While it wasn't a game changer, it certainly nagged. By bedtime of the first night I was proud that I had stuck with it and I wondered what the next two days had in store for me, anxious but determined I knew that I would see this out.
I woke up feeling, if not refreshed, then certainly less sluggish than usual. I have been guilty in the past of eating in the late evening and you could certainly feel it when you roll out of bed. Not so now, as I looked forward to seeing (somewhat blurrily) another day of health. The first day hadn't exactly been a breeze, with minor hunger pangs and failing vision springing to mind, but I was already feeling the benefits of this little stint.
Day two was much the same as day one, I began the day without much difficulty with a slump in the middle. By day's end however, the benefits outweighed the drawbacks and I was feeling better and better, a trend that continued into and after the final day.

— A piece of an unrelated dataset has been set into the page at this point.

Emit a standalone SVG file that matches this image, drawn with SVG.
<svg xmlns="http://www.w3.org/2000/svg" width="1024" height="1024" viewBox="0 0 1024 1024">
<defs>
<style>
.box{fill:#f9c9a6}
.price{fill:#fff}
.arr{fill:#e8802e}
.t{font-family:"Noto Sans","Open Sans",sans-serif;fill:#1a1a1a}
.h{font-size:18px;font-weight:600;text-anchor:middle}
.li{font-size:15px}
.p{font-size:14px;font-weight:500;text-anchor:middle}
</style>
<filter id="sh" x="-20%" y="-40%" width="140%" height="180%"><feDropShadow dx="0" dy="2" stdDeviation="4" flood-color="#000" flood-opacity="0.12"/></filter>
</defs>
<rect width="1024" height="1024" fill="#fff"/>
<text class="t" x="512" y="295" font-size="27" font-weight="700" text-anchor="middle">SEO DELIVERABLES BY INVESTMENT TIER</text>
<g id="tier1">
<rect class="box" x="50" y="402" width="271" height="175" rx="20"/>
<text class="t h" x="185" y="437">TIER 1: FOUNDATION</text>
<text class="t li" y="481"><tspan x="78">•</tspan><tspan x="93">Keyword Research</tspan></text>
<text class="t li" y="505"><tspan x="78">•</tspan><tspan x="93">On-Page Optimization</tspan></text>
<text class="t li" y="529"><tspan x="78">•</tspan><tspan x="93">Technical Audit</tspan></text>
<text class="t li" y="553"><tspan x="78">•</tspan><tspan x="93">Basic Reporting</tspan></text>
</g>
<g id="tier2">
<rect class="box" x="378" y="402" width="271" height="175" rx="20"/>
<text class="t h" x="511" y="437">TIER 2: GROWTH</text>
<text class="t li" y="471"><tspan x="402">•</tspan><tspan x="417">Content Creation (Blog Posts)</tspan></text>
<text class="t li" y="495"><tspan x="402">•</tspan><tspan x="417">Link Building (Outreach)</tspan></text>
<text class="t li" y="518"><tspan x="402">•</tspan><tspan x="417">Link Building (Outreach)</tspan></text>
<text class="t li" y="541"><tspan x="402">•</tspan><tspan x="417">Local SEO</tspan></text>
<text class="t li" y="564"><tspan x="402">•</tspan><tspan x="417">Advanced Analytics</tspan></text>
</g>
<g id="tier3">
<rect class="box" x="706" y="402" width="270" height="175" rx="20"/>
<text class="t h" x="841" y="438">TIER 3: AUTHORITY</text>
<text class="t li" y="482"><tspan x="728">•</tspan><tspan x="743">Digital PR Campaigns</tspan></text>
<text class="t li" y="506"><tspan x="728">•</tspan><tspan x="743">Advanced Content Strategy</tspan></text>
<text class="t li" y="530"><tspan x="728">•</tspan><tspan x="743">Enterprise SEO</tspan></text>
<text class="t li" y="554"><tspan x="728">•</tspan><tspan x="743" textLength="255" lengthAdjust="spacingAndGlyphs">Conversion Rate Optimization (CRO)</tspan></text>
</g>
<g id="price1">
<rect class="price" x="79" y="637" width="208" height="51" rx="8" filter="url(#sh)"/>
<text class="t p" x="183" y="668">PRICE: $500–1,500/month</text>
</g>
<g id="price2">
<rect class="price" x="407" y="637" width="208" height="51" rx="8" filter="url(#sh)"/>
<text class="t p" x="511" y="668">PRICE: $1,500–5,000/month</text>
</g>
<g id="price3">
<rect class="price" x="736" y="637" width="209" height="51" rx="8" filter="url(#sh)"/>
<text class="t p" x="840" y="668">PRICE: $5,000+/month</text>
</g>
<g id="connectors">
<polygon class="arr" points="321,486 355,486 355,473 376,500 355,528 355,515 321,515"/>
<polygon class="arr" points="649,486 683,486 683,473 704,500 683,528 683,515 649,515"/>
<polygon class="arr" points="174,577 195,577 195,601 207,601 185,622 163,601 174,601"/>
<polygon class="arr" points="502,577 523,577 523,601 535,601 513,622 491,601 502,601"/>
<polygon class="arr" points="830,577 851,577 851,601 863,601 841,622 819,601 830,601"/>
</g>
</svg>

To be honest, when I started this cleanse I thought it would be something I'd do, then put behind me and never revisit again (except maybe as an anecdote to be told while enjoying a steak). I was surprised to find that I had become an advocate of juice cleansing. I began to think of the possibilities and fringe benefits of cleansing.
For instance, it's the perfect way to change routine or kick start a diet. I'd also recommend trying it if you need a bit of a shakedown, to dig you out of a rut or to dispel lethargy. It's a great way to start a month and I can see myself making it a regular thing. Don't get me wrong, I love food and they can pry my steak knife out of my cold dead fingers, but a cleanse every now and again but helps encourage introspection about your standard diet as well as clearing your mind and body in an energising and affordable way.